The best time to start was 20 years ago. The second-best time is now. A 40-year-old has approximately 25 years until traditional retirement age, enough time for consistent index investing to produce meaningful wealth. The math is less powerful than starting at 25, but the alternative to starting at 40 is starting at 50, which is genuinely harder.

Should I Pay Off Debt Before I Start Investing?

It depends on the interest rate. High-interest debt (e.g., credit cards at 18-plus percent) should generally be eliminated before investing, because the guaranteed return of eliminating that debt exceeds expected market returns. Low-interest debt, like a mortgage at 4 percent or a car loan at 5 percent, does not need to be eliminated before investing. Student loans and other mid-range debt require a case-by-case assessment based on your specific rates.

What Is a Catch-Up Contribution, and When Does It Apply to Me?

Once you turn 50, the IRS allows you to contribute more than the standard annual limit to retirement accounts. In 2026, the catch-up contribution adds $1,000 to IRA limits (bringing the total to $8,600) and $7,500 to 401(k) limits (bringing the total to $32,500). If you’re currently 40, these limits aren’t available yet, but knowing they exist is useful for planning the back half of your accumulation window.

What If the Market Crashes Right After I Start Investing?

This is the most common fear for first-time investors, and it is worth addressing directly. If you are investing automatically in a diversified index fund and you do not sell when the market falls, a crash in the early years of your investing life can be an opportunity to buy more shares at lower prices. Every automatic contribution during a downturn purchases more of the market than the same contribution made at a peak. The investors who lose money in market crashes are the ones who sell. Automation is your protection against that decision.

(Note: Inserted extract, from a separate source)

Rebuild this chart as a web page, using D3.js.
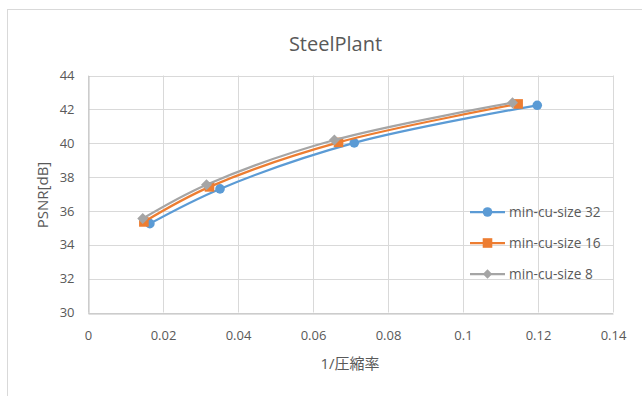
<!DOCTYPE html>
<html><head><meta charset="utf-8">
<script src="https://cdn.jsdelivr.net/npm/d3@7"></script>
<style>
body{margin:0;background:#fff;}
text{font-family:"Open Sans","Noto Sans CJK JP",sans-serif;fill:#595959;}
</style></head>
<body>
<svg id="c" width="642" height="396"></svg>
<script>
const seriesNames = ["min-cu-size 32","min-cu-size 16","min-cu-size 8"];
const x32 = [0.0165, 0.0352, 0.0710, 0.1198];
const y32 = [35.25, 37.30, 40.02, 42.24];
const x16 = [0.0149, 0.0324, 0.0668, 0.1147];
const y16 = [35.35, 37.42, 40.05, 42.32];
const x8  = [0.0146, 0.0316, 0.0657, 0.1132];
const y8  = [35.55, 37.55, 40.19, 42.39];
const xTicks = [0, 0.02, 0.04, 0.06, 0.08, 0.1, 0.12, 0.14];
const yTicks = [30, 32, 34, 36, 38, 40, 42, 44];
const colors = ["#5B9BD5","#ED7D31","#A5A5A5"];
const markers = ["circle","square","diamond"];

const svg = d3.select("#c");
// chart frame
svg.append("rect").attr("x",7.5).attr("y",9.5).attr("width",700).attr("height",420)
  .attr("fill","#fff").attr("stroke","#d9d9d9").attr("stroke-width",1);

const m = {l:88, r:613, t:75.5, b:312.5};
const x = d3.scaleLinear().domain([0,0.14]).range([m.l,m.r]);
const y = d3.scaleLinear().domain([30,44]).range([m.b,m.t]);

// gridlines
svg.append("g").selectAll("line.h").data(yTicks).join("line")
  .attr("x1",m.l).attr("x2",m.r).attr("y1",d=>Math.round(y(d))+0.5).attr("y2",d=>Math.round(y(d))+0.5)
  .attr("stroke","#d9d9d9").attr("stroke-width",1);
svg.append("g").selectAll("line.v").data(xTicks).join("line")
  .attr("y1",m.t).attr("y2",m.b).attr("x1",d=>Math.round(x(d))+0.5).attr("x2",d=>Math.round(x(d))+0.5)
  .attr("stroke","#d9d9d9").attr("stroke-width",1);

// axes
const xAxis = svg.append("g").attr("transform",`translate(0,${Math.round(y(30))+0.5})`)
  .call(d3.axisBottom(x).tickValues(xTicks).tickSize(0).tickPadding(17).tickFormat(d=>String(d)));
xAxis.select(".domain").attr("stroke","#bfbfbf");
xAxis.selectAll("text").attr("font-size",13).style("font-family","Open Sans");
const yAxis = svg.append("g").attr("transform",`translate(${Math.round(x(0))+0.5},0)`)
  .call(d3.axisLeft(y).tickValues(yTicks).tickSize(0).tickPadding(14).tickFormat(d=>String(d)));
yAxis.select(".domain").attr("stroke","#bfbfbf");
yAxis.selectAll("text").attr("font-size",13).style("font-family","Open Sans");

// titles
svg.append("text").attr("x",335.5).attr("y",51).attr("text-anchor","middle").attr("font-size",20).text("SteelPlant");
svg.append("text").attr("x",350).attr("y",369).attr("text-anchor","middle").attr("font-size",15).text("1/圧縮率");
svg.append("text").attr("transform","translate(48,195) rotate(-90)").attr("text-anchor","middle").attr("font-size",15).text("PSNR[dB]");

const series = [
  {name:seriesNames[0], xs:x32, ys:y32},
  {name:seriesNames[1], xs:x16, ys:y16},
  {name:seriesNames[2], xs:x8,  ys:y8}
];
const line = d3.line().x(d=>x(d[0])).y(d=>y(d[1])).curve(d3.curveCatmullRom.alpha(0.5));

function drawMarker(g, type, cx, cy, color, scale){
  scale = scale||1;
  if(type==="circle") g.append("circle").attr("cx",cx).attr("cy",cy).attr("r",4.8*scale).attr("fill",color);
  else if(type==="square") g.append("rect").attr("x",cx-4.8*scale).attr("y",cy-4.8*scale).attr("width",9.6*scale).attr("height",9.6*scale).attr("fill",color);
  else g.append("path").attr("d",`M${cx},${cy-5.5*scale}L${cx+5.5*scale},${cy}L${cx},${cy+5.5*scale}L${cx-5.5*scale},${cy}Z`).attr("fill",color);
}

series.forEach((s,i)=>{
  const pts = s.xs.map((v,k)=>[v,s.ys[k]]);
  const g = svg.append("g");
  g.append("path").attr("d",line(pts)).attr("fill","none").attr("stroke",colors[i]).attr("stroke-width",2.25);
  pts.forEach(p=>drawMarker(g,markers[i],x(p[0]),y(p[1]),colors[i]));
});

// legend
const ly = [212, 243, 274];
series.forEach((s,i)=>{
  const g = svg.append("g");
  g.append("line").attr("x1",470).attr("x2",505).attr("y1",ly[i]).attr("y2",ly[i]).attr("stroke",colors[i]).attr("stroke-width",2.25);
  drawMarker(g,markers[i],487.5,ly[i],colors[i], i===2?0.85:1);
  g.append("text").attr("x",509).attr("y",ly[i]+5).attr("font-size",13.7).text(s.name);
});
</script>
</body></html>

The views and opinions expressed are those of the authors. They are meant for general informational purposes only and should not be construed or interpreted as a recommendation or solicitation. NTD does not provide investment, tax, legal, financial planning, estate planning, or any other personal finance advice. NTD holds no liability for the accuracy or timeliness of the information provided.